● **Stated goal**:
It is required that the lines from the top of the listing through the line with "hexa_trend_coef = [0.0813, 0.002]" be reproduced exactly, excluding pictures.

● **Data supplied**:
☆ ☆ ☆ ☆ ☆

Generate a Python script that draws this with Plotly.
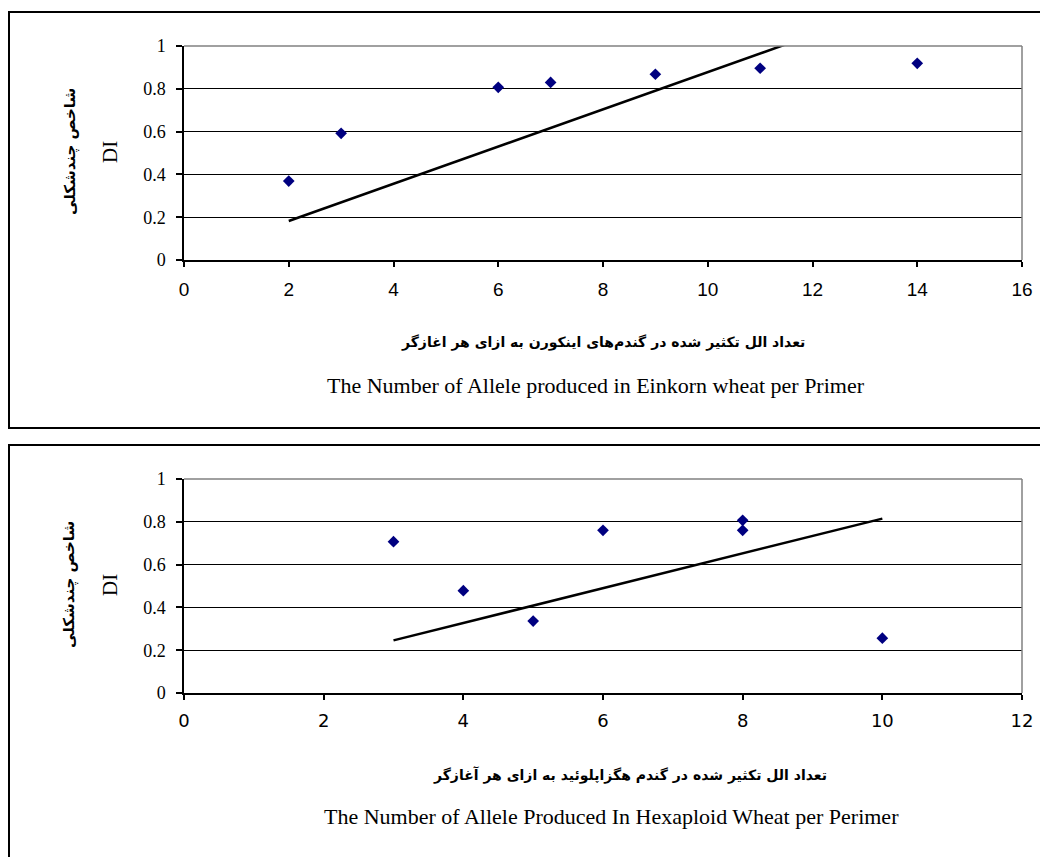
import numpy as np
import plotly.graph_objects as go

# ---- data ----
einkorn_alleles = [2, 3, 6, 7, 9, 11, 14]
einkorn_di = [0.369, 0.592, 0.807, 0.830, 0.868, 0.896, 0.919]
einkorn_trend_x = [2, 14]
einkorn_trend_coef = [0.087, 0.008]   # slope, intercept

hexa_alleles = [3, 4, 5, 6, 8, 8, 10]
hexa_di = [0.707, 0.478, 0.336, 0.760, 0.807, 0.760, 0.256]
hexa_trend_x = [3, 10]
hexa_trend_coef = [0.0813, 0.002]

y_title_fa = "شاخص چندشکلی"
y_title_en = "DI"
x_title_top_fa = "تعداد الل تکثیر شده در گندم\u200cهای اینکورن به ازای هر اغازگر"
x_title_top_en = "The Number of Allele produced in Einkorn wheat per Primer"
x_title_bot_fa = "تعداد الل تکثیر شده در گندم هگزاپلوئید به ازای هر آغازگر"
x_title_bot_en = "The Number of Allele Produced In Hexaploid Wheat per Perimer"

W, H = 1040, 857
def px(x):
    return x / W
def py(y):
    return (H - y) / H

SERIF = "Liberation Serif, Times New Roman, serif"
SANS = "Liberation Sans, Arial, sans-serif"
SANS2 = "DejaVu Sans, Verdana, sans-serif"
FA = "DejaVu Sans, sans-serif"

fig = go.Figure()

def trend(xs, coef):
    xs = np.array(xs, dtype=float)
    return xs, coef[0] * xs + coef[1]

tx, ty = trend(einkorn_trend_x, einkorn_trend_coef)
fig.add_trace(go.Scatter(x=tx, y=ty, mode="lines", line=dict(color="black", width=2.5),
                         xaxis="x", yaxis="y", showlegend=False, hoverinfo="skip"))
fig.add_trace(go.Scatter(x=einkorn_alleles, y=einkorn_di, mode="markers",
                         marker=dict(symbol="diamond", color="#000080", size=9),
                         xaxis="x", yaxis="y", showlegend=False))

bx, by = trend(hexa_trend_x, hexa_trend_coef)
fig.add_trace(go.Scatter(x=bx, y=by, mode="lines", line=dict(color="black", width=2.5),
                         xaxis="x2", yaxis="y2", showlegend=False, hoverinfo="skip"))
fig.add_trace(go.Scatter(x=hexa_alleles, y=hexa_di, mode="markers",
                         marker=dict(symbol="diamond", color="#000080", size=9),
                         xaxis="x2", yaxis="y2", showlegend=False))

plot_l, plot_r = 184, 1022
top_t, top_b = 46, 260
bot_t, bot_b = 479, 693

xcommon = dict(showline=True, linecolor="black", linewidth=1.5, ticks="outside", ticklen=5,
               tickcolor="black", tickwidth=1.5, showgrid=False, zeroline=False,
               ticklabelstandoff=6, automargin=False)
ycommon = dict(showline=True, linecolor="black", linewidth=1.5, ticks="outside", ticklen=6,
               tickcolor="black", tickwidth=1.5, showgrid=True, gridcolor="black", gridwidth=1,
               zeroline=False, range=[0, 1], dtick=0.2, ticklabelstandoff=7, automargin=False,
               tickfont=dict(family=SERIF, size=18, color="black"))

fig.update_layout(
    width=W, height=H, margin=dict(l=0, r=0, t=0, b=0, pad=0, autoexpand=False),
    paper_bgcolor="white", plot_bgcolor="white",
    xaxis=dict(xcommon, domain=[px(plot_l), px(plot_r)], range=[0, 16], dtick=2, anchor="y",
               tickfont=dict(family=SANS, size=19, color="black")),
    yaxis=dict(ycommon, domain=[py(top_b), py(top_t)], anchor="x"),
    xaxis2=dict(xcommon, domain=[px(plot_l), px(plot_r)], range=[0, 12], dtick=2, anchor="y2",
                tickfont=dict(family=SANS2, size=18, color="black")),
    yaxis2=dict(ycommon, domain=[py(bot_b), py(bot_t)], anchor="x2"),
)

shapes = []
# chart boxes
shapes.append(dict(type="rect", xref="paper", yref="paper", x0=px(9), x1=px(1060),
                   y0=py(428), y1=py(12), line=dict(color="black", width=2)))
shapes.append(dict(type="rect", xref="paper", yref="paper", x0=px(9), x1=px(1060),
                   y0=py(880), y1=py(445), line=dict(color="black", width=2)))
# plot area borders (gray top/right)
for (t, b) in [(top_t, top_b), (bot_t, bot_b)]:
    shapes.append(dict(type="line", xref="paper", yref="paper", x0=px(plot_l), x1=px(plot_r),
                       y0=py(t), y1=py(t), line=dict(color="#808080", width=1.5)))
    shapes.append(dict(type="line", xref="paper", yref="paper", x0=px(plot_r), x1=px(plot_r),
                       y0=py(b), y1=py(t), line=dict(color="#808080", width=1.5)))
fig.update_layout(shapes=shapes)

ann = []
for (cy, fa_x, fa_y, en_x, en_y, fa_t, en_t) in [
    (152, 603, 342, 596, 385, x_title_top_fa, x_title_top_en),
    (585, 630, 775, 611, 816, x_title_bot_fa, x_title_bot_en),
]:
    ann.append(dict(text="<b>" + y_title_fa + "</b>", x=px(70), y=py(cy), xref="paper", yref="paper",
                    textangle=-90, showarrow=False, font=dict(family=FA, size=15, color="black"),
                    xanchor="center", yanchor="middle"))
    ann.append(dict(text=y_title_en, x=px(110), y=py(cy), xref="paper", yref="paper",
                    textangle=-90, showarrow=False, font=dict(family=SERIF, size=21, color="black"),
                    xanchor="center", yanchor="middle"))
    ann.append(dict(text="<b>" + fa_t + "</b>", x=px(fa_x), y=py(fa_y), xref="paper", yref="paper",
                    showarrow=False, font=dict(family=FA, size=14, color="black"),
                    xanchor="center", yanchor="middle"))
    ann.append(dict(text=en_t, x=px(en_x), y=py(en_y), xref="paper", yref="paper",
                    showarrow=False, font=dict(family=SERIF, size=22, color="black"),
                    xanchor="center", yanchor="middle"))
fig.update_layout(annotations=ann)

fig.write_html(
    "out.html",
    config={"displayModeBar": False},
    post_script="document.body.style.margin='0';document.body.style.overflow='hidden';",
)
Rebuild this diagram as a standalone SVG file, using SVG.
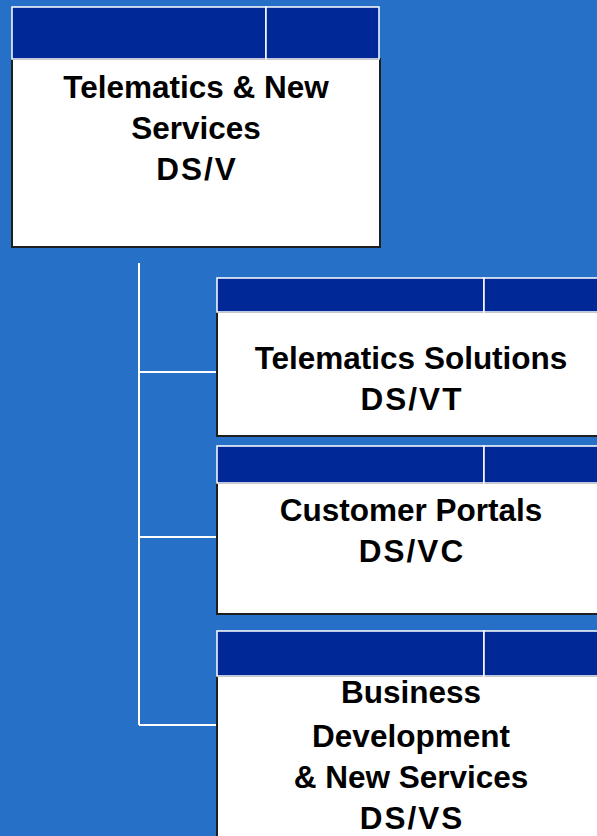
<svg xmlns="http://www.w3.org/2000/svg" width="597" height="836" viewBox="0 0 597 836">
<style>
.bg{fill:#2670c8}
.body{fill:#ffffff;stroke:#1e1e1e;stroke-width:2}
.hdr{fill:#002896;stroke:#ffffff;stroke-width:1.5}
.conn{stroke:#ffffff;stroke-width:2;fill:none}
.t{font-family:"Liberation Sans",Arial,sans-serif;font-weight:bold;font-size:31.5px;fill:#000;text-anchor:middle}
.code{letter-spacing:2px}
</style>
<rect class="bg" x="0" y="0" width="597" height="836"/>
<g id="connectors">
<path class="conn" d="M139 263 V725"/>
<path class="conn" d="M139 372 H217"/>
<path class="conn" d="M139 537 H217"/>
<path class="conn" d="M139 725 H217"/>
</g>
<g id="node-ds-v">
<rect class="body" x="12" y="59" width="368" height="188"/>
<rect class="hdr" x="12" y="7" width="254" height="52"/>
<rect class="hdr" x="266" y="7" width="113" height="52"/>
<text class="t" x="196" y="98">Telematics &amp; New</text>
<text class="t" x="196" y="139">Services</text>
<text class="t code" x="197" y="180">DS/V</text>
</g>
<g id="node-ds-vt">
<rect class="body" x="217" y="312" width="390" height="124"/>
<rect class="hdr" x="217" y="278" width="267" height="34"/>
<rect class="hdr" x="484" y="278" width="123" height="34"/>
<text class="t" x="411" y="369">Telematics Solutions</text>
<text class="t code" x="412" y="410">DS/VT</text>
</g>
<g id="node-ds-vc">
<rect class="body" x="217" y="483" width="390" height="131"/>
<rect class="hdr" x="217" y="446" width="267" height="37"/>
<rect class="hdr" x="484" y="446" width="123" height="37"/>
<text class="t" x="411" y="521">Customer Portals</text>
<text class="t code" x="412" y="562">DS/VC</text>
</g>
<g id="node-ds-vs">
<rect class="body" x="217" y="676" width="390" height="180"/>
<rect class="hdr" x="217" y="631" width="267" height="45"/>
<rect class="hdr" x="484" y="631" width="123" height="45"/>
<text class="t" x="411" y="703">Business</text>
<text class="t" x="411" y="747">Development</text>
<text class="t" x="411" y="788">&amp; New Services</text>
<text class="t code" x="412" y="829">DS/VS</text>
</g>
</svg>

☆ ☆ ☆ ☆ ☆

● **Finished answer**:
Generate a Python script that draws this with Plotly.
import numpy as np
import plotly.graph_objects as go

# ---- data ----
einkorn_alleles = [2, 3, 6, 7, 9, 11, 14]
einkorn_di = [0.369, 0.592, 0.807, 0.830, 0.868, 0.896, 0.919]
einkorn_trend_x = [2, 14]
einkorn_trend_coef = [0.087, 0.008]   # slope, intercept

hexa_alleles = [3, 4, 5, 6, 8, 8, 10]
hexa_di = [0.707, 0.478, 0.336, 0.760, 0.807, 0.760, 0.256]
hexa_trend_x = [3, 10]
hexa_trend_coef = [0.0813, 0.002]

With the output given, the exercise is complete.